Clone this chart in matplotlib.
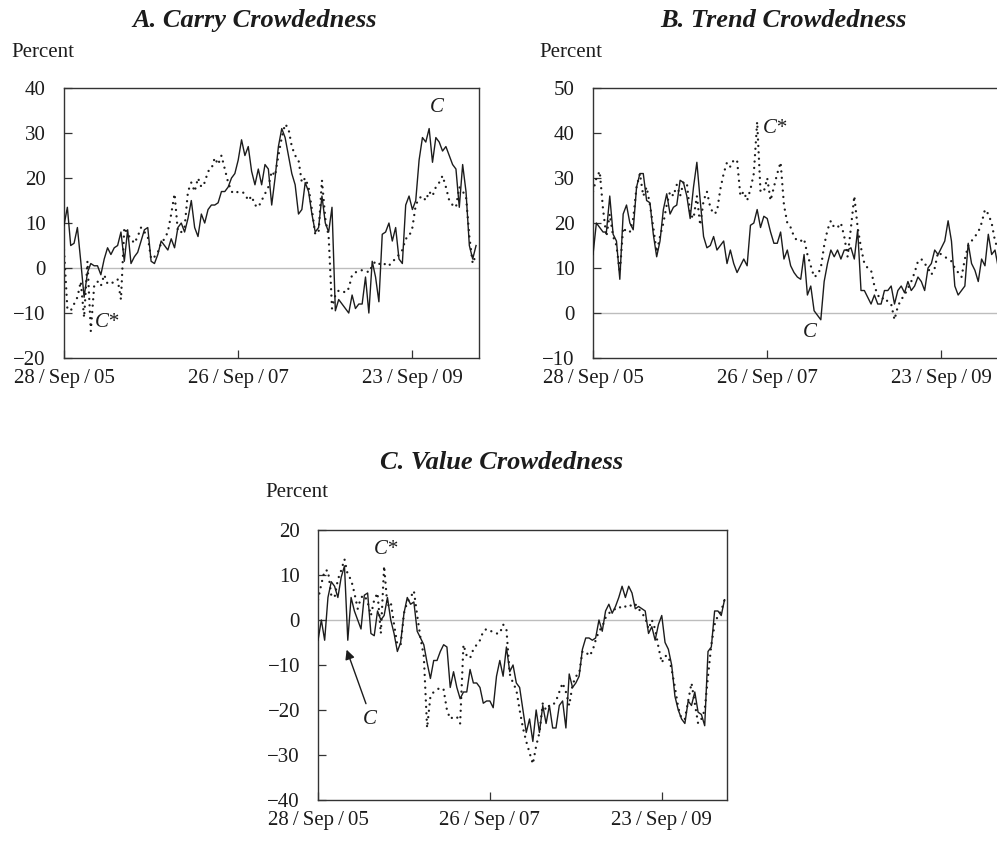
import matplotlib
matplotlib.use("Agg")
import matplotlib.pyplot as plt
import pandas as pd

plt.rcParams['font.family'] = ['Liberation Serif', 'DejaVu Serif']

# bi-weekly observations starting 28 Sep 2005
dates = pd.date_range('2005-09-28', periods=124, freq='14D')

carry_c = [9.5, 13.5, 5, 5.5, 9, 1.5, -6.5, -1, 1, 0.5,
           0.5, -1.5, 2, 4.5, 3, 4.5, 5, 8, 1.5, 8.5,
           1, 2.5, 3.5, 6, 8.5, 9, 1.5, 1, 3, 6,
           5, 4, 6.5, 4.5, 9, 10, 8, 11, 15, 9,
           7, 12, 10, 13, 14, 14, 14.5, 17, 17, 18,
           20, 21, 24, 28.5, 25, 27, 21.5, 18.5, 22, 18.5,
           23, 22, 14, 20, 27, 31, 29, 25, 21, 18.5,
           12, 13, 19, 17, 12, 8, 9, 16, 10, 8,
           13.5, -9.5, -7, -8, -9, -10, -6, -9, -8, -8,
           -2, -10, 1.5, -2, -7.5, 7.5, 8, 10, 6, 9,
           2, 1, 14, 16, 13, 15, 24, 29, 28, 31,
           23.5, 29, 28, 26, 27, 25, 23, 22, 13.5, 23,
           17, 5, 2, 5]
carry_cstar = [4, -9, -9.5, -8, -6.5, -3, -11, 1.5, -14, -4,
               -3, -4, -1.5, -3.5, -3.5, -3, -2.5, -7, 9, 7.5,
               6.5, 5.5, 7, 9, 8, 7, 2, 2.5, 3.5, 5.5,
               6.5, 8, 12, 16.5, 8, 8, 9, 17, 19, 17,
               20, 18, 19, 21.5, 22, 24.5, 23, 25, 22, 19,
               17, 16.5, 17, 17, 16.5, 15, 16, 14, 13.5, 15,
               16.5, 18, 21.5, 20.5, 25, 29, 32, 31, 27, 25,
               24, 19, 20, 18, 13, 7.5, 8, 19.5, 11, 7,
               -9, -6, -5, -5, -5.5, -4.5, -1.5, -1, -0.5, -0.5,
               -0.5, -1, 0.5, 1.5, 1, 0.5, 1, 0.5, 1.5, 2,
               3, 4, 6.5, 7, 9, 14, 15.5, 16, 15, 17,
               16, 18, 19, 20.5, 18, 15, 14, 13.5, 18, 17,
               16, 7, 1, 3]

trend_c = [13, 20, 19, 18, 18, 26, 17.5, 16, 7.5, 22,
           24, 20, 18.5, 28, 31, 31, 25, 24.5, 17.5, 12.5,
           16, 23, 26.5, 22, 23.5, 24, 29.5, 29, 26, 21,
           28, 33.5, 25, 17, 14.5, 15, 17, 14, 15, 16,
           11, 14, 11, 9, 10.5, 12, 10.5, 19.5, 20, 23,
           19, 21.5, 21, 18, 15.5, 15.5, 18, 12, 14, 10.5,
           9, 8, 7.5, 13, 4, 6, 0.5, -0.5, -1.5, 7,
           11, 14, 12.5, 14, 12, 14, 14, 14.5, 12, 18.5,
           5, 5, 3.5, 2, 4, 2, 2, 5, 5, 6,
           2, 5, 6, 4.5, 7, 5, 6, 8, 7, 5,
           10, 11, 14, 13, 14.5, 16, 20.5, 16, 6, 4,
           5, 6, 15.5, 11, 9.5, 7, 12, 10.5, 17.5, 13,
           14, 10, 13, 14]
trend_cstar = [27, 30, 31.5, 23, 17, 22, 17, 15, 9, 19,
               18, 18, 21, 28, 31, 26, 28, 24, 19, 13.5,
               17, 20, 24, 27, 26, 28.5, 26, 29, 29, 22,
               21, 26, 19.5, 25, 27, 23.5, 22, 22.5, 27.5, 31,
               33.5, 32.5, 34, 34, 26, 27, 25, 27.5, 31, 42.5,
               27, 27, 30, 25, 28, 31, 33.5, 24, 20, 19,
               17, 16, 16, 16.5, 13, 10.5, 8, 8.5, 10, 15,
               18.5, 20.5, 19, 19, 20, 17, 12.5, 19, 26, 19,
               14.5, 11, 10, 9.5, 6, 4, 3, 3.5, 2.5, 2,
               -1.5, 1.5, 3, 4, 5.5, 7, 9, 11.5, 12, 11,
               10, 8.5, 10, 13.5, 13, 12.5, 12, 11.5, 10, 9,
               8, 12, 15, 16, 17, 18, 20, 23, 22, 20,
               16, 14, 15, 15]

value_c = [-4.5, 0, -4.5, 5, 8.5, 7.5, 5, 9.5, 12, -4.5,
           5, 2, 0, -2, 5.5, 6, -3, -3.5, 2, 0,
           1, 5, 0, -3, -7, -5, 1.5, 5, 3.5, 4,
           -2.5, -4, -5.5, -9.5, -13, -9, -9, -7, -5.5, -6,
           -15, -11.5, -15, -17.5, -16, -16, -11, -14, -14, -15,
           -18.5, -18, -18, -19.5, -12.5, -9, -12.5, -6, -11.5, -10,
           -14, -15, -20, -25, -22, -27, -20, -25, -19, -23,
           -19, -24, -24, -19, -18, -24, -12, -15, -14, -12.5,
           -6.5, -4, -4, -4.5, -4, 0, -2.5, 2, 3.5, 1.5,
           3, 5, 7.5, 5, 7.5, 6, 2.5, 3, 2.5, 2,
           -3, -1.5, -4.5, -1, 1, -5, -6.5, -10, -17, -20,
           -22, -23, -18, -19, -16, -20.5, -21, -23.5, -7, -6,
           2, 2, 1, 4.5]
value_cstar = [4.5, 8, 11, 11, 5.5, 5, 9, 11, 13.5, 10,
               9, 6, 2.5, 5, 5.5, 4, 1, 4.5, 6, -3,
               12, 3, 4, -1, -5.5, -5.5, 1.5, 4, 5, 6.5,
               1, -4, -8, -24, -17, -16, -15.5, -15, -15.5, -20,
               -22, -21.5, -21.5, -23, -5.5, -8, -8.5, -6.5, -5.5, -4.5,
               -2.5, -2, -2.5, -2.5, -3, -3, -1, -2, -12, -14,
               -15.5, -20, -24, -27, -29.5, -32, -28, -25, -18.5, -20,
               -19, -19, -18, -16, -14, -16, -19, -14.5, -12.5, -12,
               -7, -7, -8, -7, -4.5, -2.5, -1.5, 0.5, 1.5, 2,
               2.5, 3, 2.5, 3, 3.5, 3, 3.5, 2.5, 1.5, 0.5,
               -2, 0, -2, -6, -9.5, -8, -8, -11, -15, -19.5,
               -22, -22, -18, -14, -18.5, -23, -22, -20, -12.5, -5.5,
               -1, 1, 2, 4.5]

tick_dates = pd.to_datetime(['2005-09-28', '2007-09-26', '2009-09-23'])
tick_labels = ['28\u2009/\u2009Sep\u2009/\u200905', '26\u2009/\u2009Sep\u2009/\u200907',
               '23\u2009/\u2009Sep\u2009/\u200909']

start = dates[0]
end = start + pd.Timedelta(weeks=247.5)
ink = '#1c1c1c'


def week(w):
    return start + pd.Timedelta(weeks=w)


def panel(rect, c, cstar, ylim):
    ax = fig.add_axes(rect)
    ax.axhline(0, color='#bdbdbd', lw=1.0, zorder=1)
    # C* is drawn as spaced round dots, C as a thin solid line
    ax.plot(dates, cstar, color=ink, lw=1.7, linestyle=(0, (0.01, 2.7)),
            dash_capstyle='round', zorder=2)
    ax.plot(dates, c, color=ink, lw=1.0, zorder=3)
    ax.set_xlim(start, end)
    ax.set_ylim(*ylim)
    ax.set_yticks(range(ylim[0], ylim[1] + 1, 10))
    ax.set_xticks(tick_dates)
    ax.set_xticklabels(tick_labels)
    ax.tick_params(direction='in', length=6, width=0.9, color='#333333',
                   labelsize=15, labelcolor=ink)
    ax.tick_params(axis='y', pad=13)
    ax.tick_params(axis='x', pad=8)
    for s in ax.spines.values():
        s.set_color('#333333')
        s.set_linewidth(1.0)
    return ax


fig = plt.figure(figsize=(9.97, 8.41), dpi=100)

axA = panel([0.0642, 0.5743, 0.4158, 0.3210], carry_c, carry_cstar, (-20, 40))
axB = panel([0.5948, 0.5743, 0.4158, 0.3210], trend_c, trend_cstar, (-10, 50))
axC = panel([0.3190, 0.0488, 0.4102, 0.3210], value_c, value_cstar, (-40, 20))

tfont = dict(fontsize=19, fontweight='bold', fontstyle='italic', color=ink,
             ha='center', va='center')
fig.text(0.2558, 0.976, 'A. Carry Crowdedness', **tfont)
fig.text(0.7853, 0.976, 'B. Trend Crowdedness', **tfont)
fig.text(0.5035, 0.450, 'C. Value Crowdedness', **tfont)

pfont = dict(fontsize=15, color=ink, ha='left', va='center')
fig.text(0.011, 0.937, 'Percent', **pfont)
fig.text(0.541, 0.937, 'Percent', **pfont)
fig.text(0.266, 0.414, 'Percent', **pfont)

lfont = dict(fontsize=15, fontstyle='italic', color=ink, ha='center', va='center')
axA.text(week(25.7), -12.2, 'C*', **lfont)
axA.text(week(222.7), 35.6, 'C', **lfont)
axB.text(week(108.7), 41, 'C*', **lfont)
axB.text(week(129.3), -4.3, 'C', **lfont)
axC.text(week(41.1), 15.7, 'C*', **lfont)
axC.text(week(31.4), -22.1, 'C', **lfont)
axC.annotate('', xy=(week(17.3), -6.6), xytext=(week(29), -18.6),
             arrowprops=dict(arrowstyle='-|>', color=ink, lw=1.0,
                             mutation_scale=14, shrinkA=0, shrinkB=0))

fig.savefig('out.png', dpi=100)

REQUIRED TASK =
Exactly reproduce the run of lines from the start of the listing through the line with "16, 7, 1, 3]", inclusive; pictures are not copied.

SOLUTION =
Clone this chart in matplotlib.
import matplotlib
matplotlib.use("Agg")
import matplotlib.pyplot as plt
import pandas as pd

plt.rcParams['font.family'] = ['Liberation Serif', 'DejaVu Serif']

# bi-weekly observations starting 28 Sep 2005
dates = pd.date_range('2005-09-28', periods=124, freq='14D')

carry_c = [9.5, 13.5, 5, 5.5, 9, 1.5, -6.5, -1, 1, 0.5,
           0.5, -1.5, 2, 4.5, 3, 4.5, 5, 8, 1.5, 8.5,
           1, 2.5, 3.5, 6, 8.5, 9, 1.5, 1, 3, 6,
           5, 4, 6.5, 4.5, 9, 10, 8, 11, 15, 9,
           7, 12, 10, 13, 14, 14, 14.5, 17, 17, 18,
           20, 21, 24, 28.5, 25, 27, 21.5, 18.5, 22, 18.5,
           23, 22, 14, 20, 27, 31, 29, 25, 21, 18.5,
           12, 13, 19, 17, 12, 8, 9, 16, 10, 8,
           13.5, -9.5, -7, -8, -9, -10, -6, -9, -8, -8,
           -2, -10, 1.5, -2, -7.5, 7.5, 8, 10, 6, 9,
           2, 1, 14, 16, 13, 15, 24, 29, 28, 31,
           23.5, 29, 28, 26, 27, 25, 23, 22, 13.5, 23,
           17, 5, 2, 5]
carry_cstar = [4, -9, -9.5, -8, -6.5, -3, -11, 1.5, -14, -4,
               -3, -4, -1.5, -3.5, -3.5, -3, -2.5, -7, 9, 7.5,
               6.5, 5.5, 7, 9, 8, 7, 2, 2.5, 3.5, 5.5,
               6.5, 8, 12, 16.5, 8, 8, 9, 17, 19, 17,
               20, 18, 19, 21.5, 22, 24.5, 23, 25, 22, 19,
               17, 16.5, 17, 17, 16.5, 15, 16, 14, 13.5, 15,
               16.5, 18, 21.5, 20.5, 25, 29, 32, 31, 27, 25,
               24, 19, 20, 18, 13, 7.5, 8, 19.5, 11, 7,
               -9, -6, -5, -5, -5.5, -4.5, -1.5, -1, -0.5, -0.5,
               -0.5, -1, 0.5, 1.5, 1, 0.5, 1, 0.5, 1.5, 2,
               3, 4, 6.5, 7, 9, 14, 15.5, 16, 15, 17,
               16, 18, 19, 20.5, 18, 15, 14, 13.5, 18, 17,
               16, 7, 1, 3]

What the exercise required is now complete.